これらの理由から、オーボエは「世界一難しい木管楽器」とも言われており、ギネスブックにもそのように認定されているほどです。しかし、その分、演奏できた時の喜びも大きく、挑戦しがいのある楽器と言えるでしょう。
楽器を保管することの難しさ
オーボエは、適切な温度や湿度のなかで保管しなければならない、非常にデリケートな楽器です。多湿はもちろんだめですが、楽器が乾き過ぎても管体にヒビが入ったりします。また急な温度変化のなかに置いておくと、キーが動作しなくなることもあります。

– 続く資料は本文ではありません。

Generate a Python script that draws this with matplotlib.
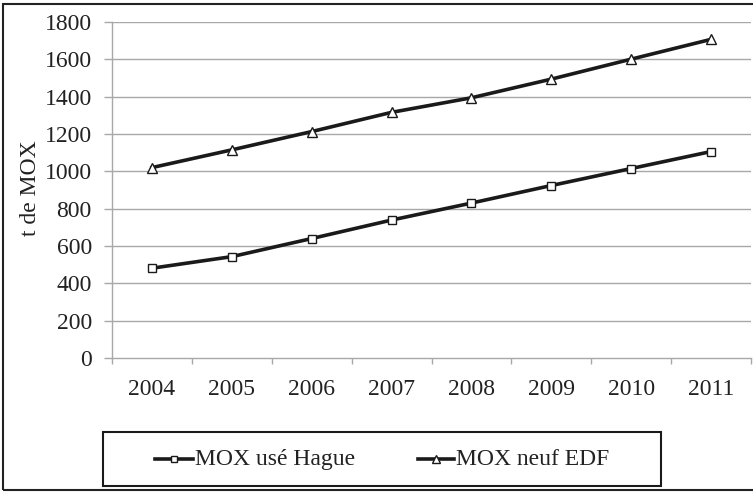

オーボエを保管する最適な場所は、人が暮らしている生活空間です。こうした場所は風通しがよく、季節によって空調管理もされているからです。オーボエを車のなかに放置したり、湿度や温度のこもりやすいクローゼットのなかに長期間置いたりすることは避けましょう。演奏後には、クリーニングスワブやクリーニングペーパーを使って、管体内やタンポに残っている水分を完全にふき取っておくことも必要です。またリードは乾燥すると割れてしまいます。高温多湿の真夏以外は、密封できるビニール袋などにリードを入れて保管するようにしましょう。
オーボエ演奏の動画
オーボエの演奏を聴いていると、なぜだか温かさに涙が出ます。この世に生まれてきた人達に、少しでも幸せに暮らしてほしい、平和な世界を望む人が増えますようにと祈る気持ちになります。
あまりに戦争など恐ろしさを見過ぎて、心が痛みます。
オーボエ:広田智之(東京都交響楽団首席奏者・ソリスト) ピアノ・編曲:美野春樹
まとめ:オーボエの音色に魅せられて
オーボエの音色は、まるで森の奥から聴こえてくるような、どこか懐かしく、そして心を揺さぶる特別な響きです。
これからオーボエを習う方は、最初は戸惑うことも、うまくいかずに投げ出したくなることもあるかもしれません。でも、オーボエを続けることは、自分自身と向き合う旅でもあります。少しずつ音が出せるようになり、思い通りの音色を奏でられるようになったとき、そこには何物にも代えがたい喜びが待っていると思います。
オーボエは、あなたの人生に豊かな彩りを添えてくれます。音楽を愛する仲間との出会い、コンサートで聴衆と感動を分かち合う瞬間、そして何より、あなた自身の心の中に、かけがえのない宝物が生まれるでしょう。